(OBJECTIVE) Reproduce all the material exactly, minus any pictures it holds.

(SOURCE EXCERPT)
-------------------------
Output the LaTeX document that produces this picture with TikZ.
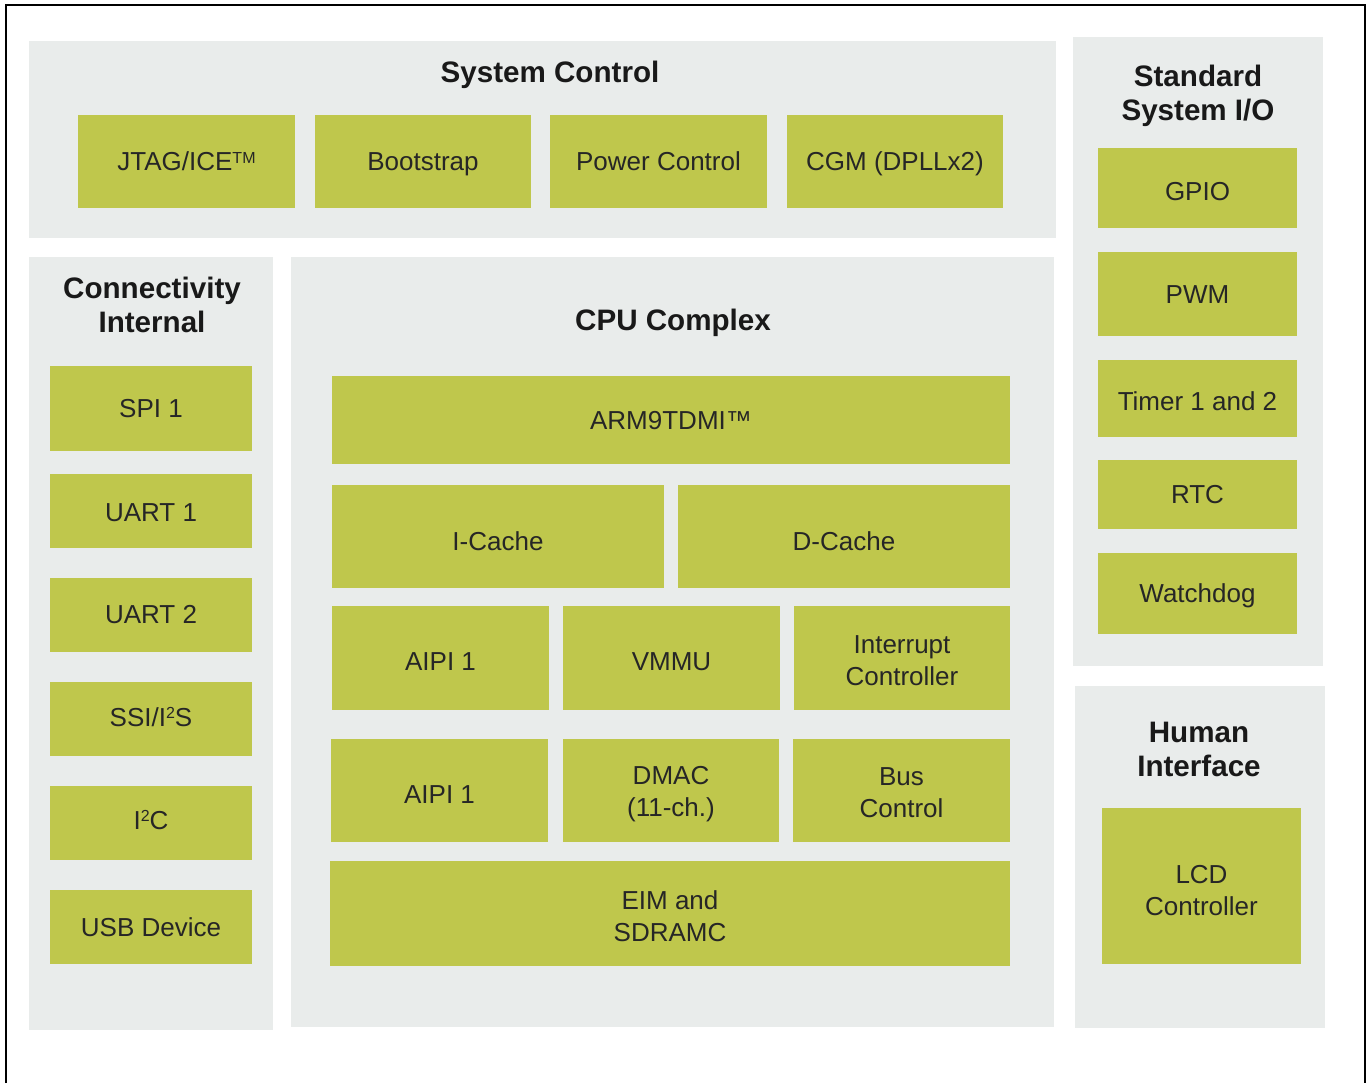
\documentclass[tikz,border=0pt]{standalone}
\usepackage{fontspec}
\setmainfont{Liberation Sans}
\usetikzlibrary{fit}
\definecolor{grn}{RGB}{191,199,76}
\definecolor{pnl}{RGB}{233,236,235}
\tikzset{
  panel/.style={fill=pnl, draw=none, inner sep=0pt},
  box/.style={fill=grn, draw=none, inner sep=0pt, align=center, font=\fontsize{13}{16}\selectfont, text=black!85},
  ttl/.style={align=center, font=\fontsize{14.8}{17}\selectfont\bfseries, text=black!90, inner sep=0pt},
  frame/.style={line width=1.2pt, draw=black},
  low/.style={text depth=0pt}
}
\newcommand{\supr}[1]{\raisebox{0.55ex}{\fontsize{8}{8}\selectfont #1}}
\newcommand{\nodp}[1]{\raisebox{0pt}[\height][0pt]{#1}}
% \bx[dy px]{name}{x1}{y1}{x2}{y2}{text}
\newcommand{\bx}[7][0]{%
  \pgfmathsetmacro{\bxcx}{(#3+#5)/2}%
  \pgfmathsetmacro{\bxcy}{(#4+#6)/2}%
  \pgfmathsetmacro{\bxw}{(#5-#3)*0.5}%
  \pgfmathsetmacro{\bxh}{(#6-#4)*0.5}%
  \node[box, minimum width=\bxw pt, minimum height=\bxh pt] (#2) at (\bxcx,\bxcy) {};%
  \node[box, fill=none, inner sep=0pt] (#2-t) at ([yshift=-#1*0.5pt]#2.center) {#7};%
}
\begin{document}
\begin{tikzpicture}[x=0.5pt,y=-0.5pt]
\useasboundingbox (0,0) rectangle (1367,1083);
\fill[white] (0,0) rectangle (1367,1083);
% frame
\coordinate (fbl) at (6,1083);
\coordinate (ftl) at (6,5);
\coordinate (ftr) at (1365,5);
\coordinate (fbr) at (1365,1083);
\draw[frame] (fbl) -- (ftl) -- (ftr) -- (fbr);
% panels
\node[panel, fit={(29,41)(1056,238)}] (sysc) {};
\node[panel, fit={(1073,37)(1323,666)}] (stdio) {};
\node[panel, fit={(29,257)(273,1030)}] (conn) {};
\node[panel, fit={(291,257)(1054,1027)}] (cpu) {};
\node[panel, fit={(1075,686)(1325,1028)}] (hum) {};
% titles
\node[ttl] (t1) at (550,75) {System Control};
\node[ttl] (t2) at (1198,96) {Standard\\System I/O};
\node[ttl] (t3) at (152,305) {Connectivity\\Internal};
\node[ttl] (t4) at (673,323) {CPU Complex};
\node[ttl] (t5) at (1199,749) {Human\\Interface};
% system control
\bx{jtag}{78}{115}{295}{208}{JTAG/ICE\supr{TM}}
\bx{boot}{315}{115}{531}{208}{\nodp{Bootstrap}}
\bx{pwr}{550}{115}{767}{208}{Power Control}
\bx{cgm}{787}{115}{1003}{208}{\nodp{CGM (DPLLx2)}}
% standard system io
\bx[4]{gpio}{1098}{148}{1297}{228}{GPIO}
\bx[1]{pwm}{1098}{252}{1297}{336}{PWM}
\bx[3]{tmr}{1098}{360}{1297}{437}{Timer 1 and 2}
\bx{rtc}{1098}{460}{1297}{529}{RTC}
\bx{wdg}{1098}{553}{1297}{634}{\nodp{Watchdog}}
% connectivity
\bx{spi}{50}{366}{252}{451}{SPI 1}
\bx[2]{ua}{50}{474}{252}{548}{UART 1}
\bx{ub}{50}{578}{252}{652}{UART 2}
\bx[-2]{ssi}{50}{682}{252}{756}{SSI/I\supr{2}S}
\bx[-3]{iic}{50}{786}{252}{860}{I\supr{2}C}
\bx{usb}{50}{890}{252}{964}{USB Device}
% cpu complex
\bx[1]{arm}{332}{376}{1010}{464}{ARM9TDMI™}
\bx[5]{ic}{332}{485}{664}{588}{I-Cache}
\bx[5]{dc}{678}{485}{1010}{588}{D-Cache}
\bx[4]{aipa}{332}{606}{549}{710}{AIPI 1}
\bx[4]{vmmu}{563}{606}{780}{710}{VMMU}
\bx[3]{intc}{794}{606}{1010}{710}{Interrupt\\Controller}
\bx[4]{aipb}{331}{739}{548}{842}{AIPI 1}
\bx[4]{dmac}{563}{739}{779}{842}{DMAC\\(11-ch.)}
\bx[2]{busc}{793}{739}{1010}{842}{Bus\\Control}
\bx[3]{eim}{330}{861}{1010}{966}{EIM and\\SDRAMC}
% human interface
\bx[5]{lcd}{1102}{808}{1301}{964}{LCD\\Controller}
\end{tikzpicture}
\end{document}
-------------------------
(RESPONSE FOR THIS EXERCISE)
Output the LaTeX document that produces this picture with TikZ.
\documentclass[tikz,border=0pt]{standalone}
\usepackage{fontspec}
\setmainfont{Liberation Sans}
\usetikzlibrary{fit}
\definecolor{grn}{RGB}{191,199,76}
\definecolor{pnl}{RGB}{233,236,235}
\tikzset{
  panel/.style={fill=pnl, draw=none, inner sep=0pt},
  box/.style={fill=grn, draw=none, inner sep=0pt, align=center, font=\fontsize{13}{16}\selectfont, text=black!85},
  ttl/.style={align=center, font=\fontsize{14.8}{17}\selectfont\bfseries, text=black!90, inner sep=0pt},
  frame/.style={line width=1.2pt, draw=black},
  low/.style={text depth=0pt}
}
\newcommand{\supr}[1]{\raisebox{0.55ex}{\fontsize{8}{8}\selectfont #1}}
\newcommand{\nodp}[1]{\raisebox{0pt}[\height][0pt]{#1}}
% \bx[dy px]{name}{x1}{y1}{x2}{y2}{text}
\newcommand{\bx}[7][0]{%
  \pgfmathsetmacro{\bxcx}{(#3+#5)/2}%
  \pgfmathsetmacro{\bxcy}{(#4+#6)/2}%
  \pgfmathsetmacro{\bxw}{(#5-#3)*0.5}%
  \pgfmathsetmacro{\bxh}{(#6-#4)*0.5}%
  \node[box, minimum width=\bxw pt, minimum height=\bxh pt] (#2) at (\bxcx,\bxcy) {};%
  \node[box, fill=none, inner sep=0pt] (#2-t) at ([yshift=-#1*0.5pt]#2.center) {#7};%
}
\begin{document}
\begin{tikzpicture}[x=0.5pt,y=-0.5pt]
\useasboundingbox (0,0) rectangle (1367,1083);
\fill[white] (0,0) rectangle (1367,1083);
% frame
\coordinate (fbl) at (6,1083);
\coordinate (ftl) at (6,5);
\coordinate (ftr) at (1365,5);
\coordinate (fbr) at (1365,1083);
\draw[frame] (fbl) -- (ftl) -- (ftr) -- (fbr);
% panels
\node[panel, fit={(29,41)(1056,238)}] (sysc) {};
\node[panel, fit={(1073,37)(1323,666)}] (stdio) {};
\node[panel, fit={(29,257)(273,1030)}] (conn) {};
\node[panel, fit={(291,257)(1054,1027)}] (cpu) {};
\node[panel, fit={(1075,686)(1325,1028)}] (hum) {};
% titles
\node[ttl] (t1) at (550,75) {System Control};
\node[ttl] (t2) at (1198,96) {Standard\\System I/O};
\node[ttl] (t3) at (152,305) {Connectivity\\Internal};
\node[ttl] (t4) at (673,323) {CPU Complex};
\node[ttl] (t5) at (1199,749) {Human\\Interface};
% system control
\bx{jtag}{78}{115}{295}{208}{JTAG/ICE\supr{TM}}
\bx{boot}{315}{115}{531}{208}{\nodp{Bootstrap}}
\bx{pwr}{550}{115}{767}{208}{Power Control}
\bx{cgm}{787}{115}{1003}{208}{\nodp{CGM (DPLLx2)}}
% standard system io
\bx[4]{gpio}{1098}{148}{1297}{228}{GPIO}
\bx[1]{pwm}{1098}{252}{1297}{336}{PWM}
\bx[3]{tmr}{1098}{360}{1297}{437}{Timer 1 and 2}
\bx{rtc}{1098}{460}{1297}{529}{RTC}
\bx{wdg}{1098}{553}{1297}{634}{\nodp{Watchdog}}
% connectivity
\bx{spi}{50}{366}{252}{451}{SPI 1}
\bx[2]{ua}{50}{474}{252}{548}{UART 1}
\bx{ub}{50}{578}{252}{652}{UART 2}
\bx[-2]{ssi}{50}{682}{252}{756}{SSI/I\supr{2}S}
\bx[-3]{iic}{50}{786}{252}{860}{I\supr{2}C}
\bx{usb}{50}{890}{252}{964}{USB Device}
% cpu complex
\bx[1]{arm}{332}{376}{1010}{464}{ARM9TDMI™}
\bx[5]{ic}{332}{485}{664}{588}{I-Cache}
\bx[5]{dc}{678}{485}{1010}{588}{D-Cache}
\bx[4]{aipa}{332}{606}{549}{710}{AIPI 1}
\bx[4]{vmmu}{563}{606}{780}{710}{VMMU}
\bx[3]{intc}{794}{606}{1010}{710}{Interrupt\\Controller}
\bx[4]{aipb}{331}{739}{548}{842}{AIPI 1}
\bx[4]{dmac}{563}{739}{779}{842}{DMAC\\(11-ch.)}
\bx[2]{busc}{793}{739}{1010}{842}{Bus\\Control}
\bx[3]{eim}{330}{861}{1010}{966}{EIM and\\SDRAMC}
% human interface
\bx[5]{lcd}{1102}{808}{1301}{964}{LCD\\Controller}
\end{tikzpicture}
\end{document}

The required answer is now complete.